Dynamically, the Gran Coupe behaves well on the road, with the ride being well controlled, even over some of the harsher Gloucestershire lanes, whilst handling was delightfully neutral and confidence-inspiring, as we have come to expect from the BMW rear-drive family. BMW’s four-wheel-drive system, xDrive is available at launch on the 420d and will be rolled out to other models at a later date. In truth, the fitment of xDrive on the 420d we tested was barely detectable on our dry test roads and at comparatively low speeds, however under less ideal conditions it will bring a further level of confidence to the handling. The extra weight of the 6-cylinder engine could be felt when hustling the 335d through corners, however only with the benefit of hindsight after stepping straight from a lighter 4-cylinder car. In practice, the difference would probably be undetectable, with the 6-pot providing equally reassuringly neutral handling. The steeply sloping rear window does result in rearward visibility through the centre mirror being limited, although the side mirrors are of a good size, so in practice rearward visibility was not an issue. Pleasingly, the passenger-side mirror dips automatically to assist when reversing.

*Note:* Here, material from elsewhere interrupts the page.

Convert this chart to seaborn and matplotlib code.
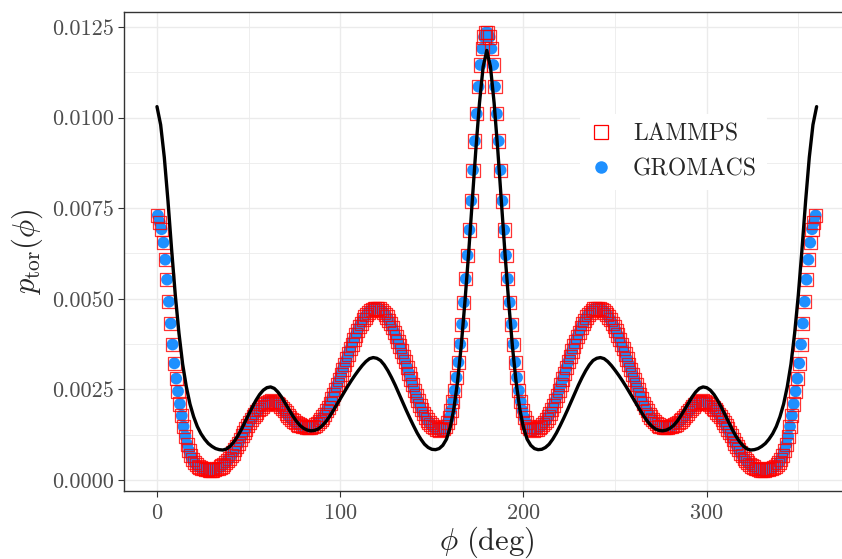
import numpy as np
import matplotlib
matplotlib.use("Agg")
import matplotlib.pyplot as plt
from matplotlib.lines import Line2D
from matplotlib.ticker import FormatStrFormatter, MultipleLocator
import seaborn as sns

# torsion angle grid of the simulation histograms (1 degree bins)
phi_points = np.arange(0.5, 360.0, 1.0)

# LAMMPS histogram
lammps_p = [
    .00730, .00711, .00692, .00655, .00608, .00553, .00492, .00432, .00374, .00322,
    .00280, .00245, .00210, .00178, .00148, .00121, .00099, .00081, .00067, .00056,
    .00048, .00042, .00038, .00035, .00033, .00031, .00030, .00029, .00028, .00028,
    .00028, .00029, .00031, .00033, .00036, .00039, .00043, .00048, .00054, .00060,
    .00067, .00075, .00084, .00093, .00102, .00112, .00122, .00132, .00141, .00150,
    .00159, .00167, .00175, .00182, .00188, .00194, .00199, .00204, .00208, .00212,
    .00215, .00217, .00218, .00217, .00215, .00212, .00208, .00203, .00197, .00191,
    .00185, .00179, .00173, .00168, .00163, .00159, .00155, .00152, .00150, .00148,
    .00147, .00146, .00146, .00146, .00147, .00149, .00152, .00156, .00161, .00167,
    .00174, .00182, .00191, .00201, .00212, .00224, .00237, .00250, .00264, .00278,
    .00292, .00306, .00320, .00334, .00348, .00362, .00375, .00388, .00400, .00412,
    .00423, .00433, .00442, .00450, .00457, .00463, .00468, .00471, .00473, .00474,
    .00473, .00472, .00468, .00463, .00457, .00450, .00441, .00431, .00420, .00408,
    .00396, .00383, .00370, .00356, .00342, .00327, .00311, .00295, .00279, .00263,
    .00248, .00233, .00219, .00206, .00194, .00183, .00174, .00166, .00159, .00153,
    .00148, .00144, .00141, .00139, .00138, .00139, .00142, .00148, .00158, .00172,
    .00192, .00217, .00247, .00283, .00325, .00375, .00430, .00490, .00555, .00620,
    .00690, .00770, .00855, .00935, .01010, .01085, .01145, .01190, .01222, .01234,
    .01234, .01222, .01190, .01145, .01085, .01010, .00935, .00855, .00770, .00690,
    .00620, .00555, .00490, .00430, .00375, .00325, .00283, .00247, .00217, .00192,
    .00172, .00158, .00148, .00142, .00139, .00138, .00139, .00141, .00144, .00148,
    .00153, .00159, .00166, .00174, .00183, .00194, .00206, .00219, .00233, .00248,
    .00263, .00279, .00295, .00311, .00327, .00342, .00356, .00370, .00383, .00396,
    .00408, .00420, .00431, .00441, .00450, .00457, .00463, .00468, .00472, .00473,
    .00474, .00473, .00471, .00468, .00463, .00457, .00450, .00442, .00433, .00423,
    .00412, .00400, .00388, .00375, .00362, .00348, .00334, .00320, .00306, .00292,
    .00278, .00264, .00250, .00237, .00224, .00212, .00201, .00191, .00182, .00174,
    .00167, .00161, .00156, .00152, .00149, .00147, .00146, .00146, .00146, .00147,
    .00148, .00150, .00152, .00155, .00159, .00163, .00168, .00173, .00179, .00185,
    .00191, .00197, .00203, .00208, .00212, .00215, .00217, .00218, .00217, .00215,
    .00212, .00208, .00204, .00199, .00194, .00188, .00182, .00175, .00167, .00159,
    .00150, .00141, .00132, .00122, .00112, .00102, .00093, .00084, .00075, .00067,
    .00060, .00054, .00048, .00043, .00039, .00036, .00033, .00031, .00029, .00028,
    .00028, .00028, .00029, .00030, .00031, .00033, .00035, .00038, .00042, .00048,
    .00056, .00067, .00081, .00099, .00121, .00148, .00178, .00210, .00245, .00280,
    .00322, .00374, .00432, .00492, .00553, .00608, .00655, .00692, .00711, .00730,
]
# GROMACS points sit on top of the LAMMPS ones everywhere at this resolution
gromacs_p = list(lammps_p)

# analytic torsion distribution (black curve), every 2 degrees
phi_line = np.arange(0, 361, 2)
model_p = [
    .01030, .00980, .00890, .00770, .00635, .00510, .00405, .00320, .00258, .00210,
    .00175, .00148, .00128, .00113, .00101, .00093, .00087, .00084, .00083, .00086,
    .00094, .00106, .00121, .00139, .00160, .00181, .00201, .00220, .00236, .00248,
    .00255, .00257, .00253, .00243, .00229, .00212, .00195, .00178, .00163, .00151,
    .00143, .00138, .00136, .00137, .00141, .00149, .00160, .00174, .00190, .00207,
    .00224, .00241, .00258, .00274, .00289, .00303, .00316, .00327, .00335, .00338,
    .00336, .00330, .00318, .00302, .00283, .00262, .00239, .00216, .00193, .00171,
    .00150, .00130, .00113, .00099, .00090, .00085, .00084, .00087, .00096, .00113,
    .00145, .00196, .00270, .00368, .00488, .00620, .00765, .00910, .01040, .01140,
    .01185,
    .01140, .01040, .00910, .00765, .00620, .00488, .00368, .00270, .00196, .00145,
    .00113, .00096, .00087, .00084, .00085, .00090, .00099, .00113, .00130, .00150,
    .00171, .00193, .00216, .00239, .00262, .00283, .00302, .00318, .00330, .00336,
    .00338, .00335, .00327, .00316, .00303, .00289, .00274, .00258, .00241, .00224,
    .00207, .00190, .00174, .00160, .00149, .00141, .00137, .00136, .00138, .00143,
    .00151, .00163, .00178, .00195, .00212, .00229, .00243, .00253, .00257, .00255,
    .00248, .00236, .00220, .00201, .00181, .00160, .00139, .00121, .00106, .00094,
    .00086, .00083, .00084, .00087, .00093, .00101, .00113, .00128, .00148, .00175,
    .00210, .00258, .00320, .00405, .00510, .00635, .00770, .00890, .00980, .01030,
]

x_ticks = [0, 100, 200, 300]
y_ticks = [0.0, 0.0025, 0.005, 0.0075, 0.01, 0.0125]
series_labels = ["LAMMPS", "GROMACS"]

BLUE = "#1E90FF"
RED = "#FF0000"
GRID = "#EBEBEB"
DARK = "#333333"

sns.set_theme(style="whitegrid")
plt.rcParams["font.family"] = "serif"
plt.rcParams["font.serif"] = ["cmr10", "DejaVu Serif"]
plt.rcParams["mathtext.fontset"] = "cm"
plt.rcParams["axes.formatter.use_mathtext"] = True

fig = plt.figure(figsize=(8.42, 5.59), dpi=100)
# panel runs past the right edge of the image, like the reference crop
ax = fig.add_axes([124 / 842, 1 - 491 / 559, (849.6 - 124) / 842, (491 - 12) / 559])
ax.set_facecolor("white")

sns.scatterplot(x=phi_points, y=gromacs_p, marker="o", s=72, color=BLUE,
                edgecolor="none", linewidth=0, ax=ax, zorder=2, legend=False)
sns.scatterplot(x=phi_points, y=lammps_p, marker="s", s=90, color=RED,
                ax=ax, zorder=3, legend=False)
sq = ax.collections[-1]
sq.set_facecolor("none")
sq.set_edgecolor((1, 0, 0, 0.8))
sq.set_linewidth(0.9)

sns.lineplot(x=phi_line, y=model_p, color="black", linewidth=2.4, ax=ax, zorder=4)

ax.set_xlim(-18, 378)
ax.set_ylim(-0.0003, 0.01291)
ax.set_xticks(x_ticks)
ax.set_yticks(y_ticks)
ax.xaxis.set_minor_locator(MultipleLocator(50))
ax.yaxis.set_minor_locator(MultipleLocator(0.00125))
ax.yaxis.set_major_formatter(FormatStrFormatter("%.4f"))

ax.grid(which="major", color=GRID, linewidth=1.0)
ax.grid(which="minor", color=GRID, linewidth=0.6)
ax.set_axisbelow(True)

for side in ["left", "bottom", "top", "right"]:
    ax.spines[side].set_color(DARK)
    ax.spines[side].set_linewidth(1.0)

ax.tick_params(which="major", direction="out", length=4, width=0.8, color=DARK,
               labelsize=16, labelcolor="#4D4D4D", pad=3,
               bottom=True, left=True, top=False, right=False)
ax.tick_params(axis="x", which="major", pad=5)
ax.tick_params(which="minor", length=0)

ax.set_xlabel(r"$\phi\ (\mathrm{deg})$", fontsize=22, labelpad=1)
ax.set_ylabel(r"$p_{\mathrm{tor}}(\phi)$", fontsize=22, labelpad=5)

handles = [
    Line2D([], [], marker="s", linestyle="", markerfacecolor="none",
           markeredgecolor=RED, markeredgewidth=0.9, markersize=9.5),
    Line2D([], [], marker="o", linestyle="", markerfacecolor=BLUE,
           markeredgecolor="none", markersize=9),
]
leg = ax.legend(handles, series_labels, loc="center left",
                bbox_to_anchor=(580 / 842, 1 - 152 / 559),
                bbox_transform=fig.transFigure, fontsize=17, frameon=True,
                facecolor="white", edgecolor="none", framealpha=1,
                borderpad=0.4, borderaxespad=0, handlelength=1.0,
                handletextpad=0.85, labelspacing=0.55)
leg.get_frame().set_linewidth(0)
leg.set_zorder(5)

fig.savefig("out.png", dpi=100)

Somewhat surprisingly, although even the base “Sport” trim level car is well-equipped, with leather seats, xenon headlamps, keyless engine start, front & rear parking sensors, automatic lights & wipers, Bluetooth & DAB radio, the options list is still extensive and includes a number of the high-tech safety features increasingly appearing as standard on more humble brands, such as forward collision warning and active cruise control. An £825 option which it would have been good to see as standard was the incredibly useful Head-Up-display, which projects road speed, navigation information, prevailing speed limit and other useful information onto the windscreen right in front of the driver.
On-the-road prices for the 4 Series Gran Coupe range from £29,420 for a 420i in Sport trim to £41,655 for a 435i M Sport. Orders can be placed now.
Pick of the range: 4 Series Gran Coupe 428i Luxury automatic at £36,635 on the road. 0-62mph 6.0 seconds. 44.8mpg combined, 147gm/km CO2.